Comment se traduit la confraternité chez les médecins ?
Caroline De Pauw : Dans les travaux de terrain que j’ai pu réaliser sur la prise en charge des personnes précaires par les généralistes, nous avons observé, par exemple, que certains médecins pouvaient avoir connaissance de confrères qui n’accueillaient pas forcément de manière très favorable toute la patientèle. Nous les avons questionnés pour savoir s’ils prévenaient l’Ordre ou pas et, unanimement, la réponse a été non. Ils ne faisaient pas comme si rien n’existait mais ils ne leur adressaient plus leurs patients. Il y avait donc un sentiment de confraternité assez fort entre eux pour se préserver, qui s’appuie sur le principe de donner du crédit au confrère : on ne connaît pas la situation, il peut s’agir d’un cas individuel, etc. Il faut que les situations soient très importantes et vraiment délétères pour déclencher un signalement. L’aspect positif, c’est qu’il y a une solidarité qui est là et qu’on peut se sentir soutenu dans l’adversité. Mais si vous êtes le lanceur d’alerte, il faut pouvoir supporter d’être celui qui est en train de détruire le contrat tacite qui vous lie avec vos collègues via la confraternité. Il faut être sûr de soi pour prendre ce risque-là et être potentiellement mis au ban de ses collègues.
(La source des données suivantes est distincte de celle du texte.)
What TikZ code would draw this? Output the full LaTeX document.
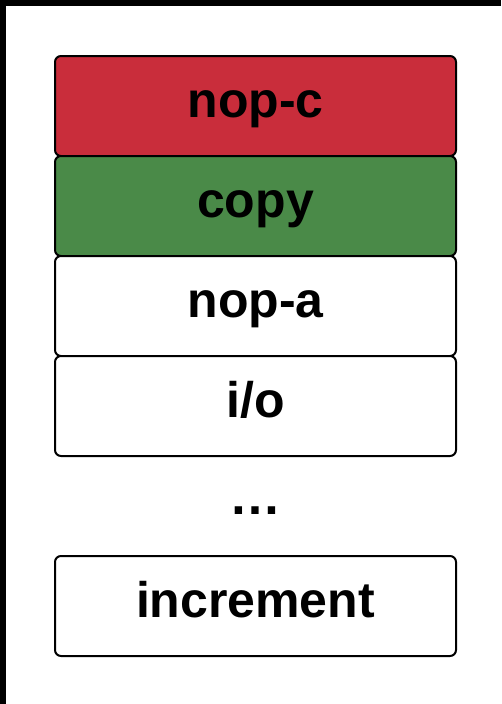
\documentclass[tikz,border=0pt]{standalone}
\usepackage{fontspec}
\setmainfont{Liberation Sans}
\definecolor{boxred}{RGB}{201,45,59}
\definecolor{boxgreen}{RGB}{74,138,72}
\begin{document}
\begin{tikzpicture}[x=1pt,y=-1pt,
  cell/.style={draw=black, line width=2pt, rounded corners=6pt,
    minimum width=401pt, minimum height=100pt, inner sep=0pt,
    text height=38pt, text depth=15pt,
    font=\fontsize{50}{54}\selectfont\bfseries},
  lbl/.style={inner sep=0pt, font=\fontsize{52}{56}\selectfont\bfseries}]
\useasboundingbox (0,0) rectangle (501,704);
\fill[white] (0,0) rectangle (501,704);
\fill[black] (0,0) rectangle (501,6);
\fill[black] (0,0) rectangle (6,704);
\node[cell, fill=boxred]   (nopc) at (255.5,106) {nop-c};
\node[cell, fill=boxgreen] (copy) at (255.5,206) {copy};
\node[cell, fill=white]    (nopa) at (255.5,306) {nop-a};
\node[cell, fill=white]    (io)   at (255.5,406) {i/o};
\node[lbl, anchor=base]    (dots) at (255.5,514) {…};
\node[cell, fill=white]    (inc)  at (255.5,606) {increment};
\end{tikzpicture}
\end{document}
La confraternité dans une profession sous-entend qu’il y a un commun qui soude ses membres ?
C. de P. : D’un point de vue sociologique, on dit que ce sont des professions avec un grand P. Pour les médecins, il y a un parcours de formation très long, plus de dix ans d’études, durant lequel ils sont formés les uns avec les autres. Forcément, cela développe une culture et des expériences communes. C’est également une profession qui est régulée par les pairs, ce qui contribue à un sentiment de confraternité important. La profession de médecin est aussi dirigée vers l’intérêt général et l’altruisme. Cela leur donne donc normalement un socle de valeurs communes qui balaie plus large que l’aspect strictement professionnel. C’est l’ensemble de ces dimensions-là qui vont développer et créer ce sentiment de confraternité.
Ce socle commun et ce sentiment de confraternité est-il toujours aussi présent aujourd’hui ?
C. de P. : C’est toujours une réalité car les médecins sont formés dans les mêmes conditions. Cette période de socialisation commune par la formation reste. Et même si les conditions sont plus difficiles, ils les vivent tous plus difficilement donc cela renforce leur sentiment de confraternité. En revanche, ce qui change de manière importante, et nous n’en sommes qu’au début, c’est l’apparition d’exercices coordonnés formalisés. Dans ce cadre s’installent des relations entre professionnels de santé pour lesquels il n’y a pas forcément le socle de la confraternité de départ. Des jeux d’acteurs peuvent se mettre en place. S’il y a des tensions, vais-je systématiquement défendre ma corporation ou d’autres professionnels de santé avec lesquels j’ai aussi noué des liens de confiance et qui sont différents ? Cela rebat un peu les cartes. La confraternité n’est pas transmissible dans une CPTS, par exemple.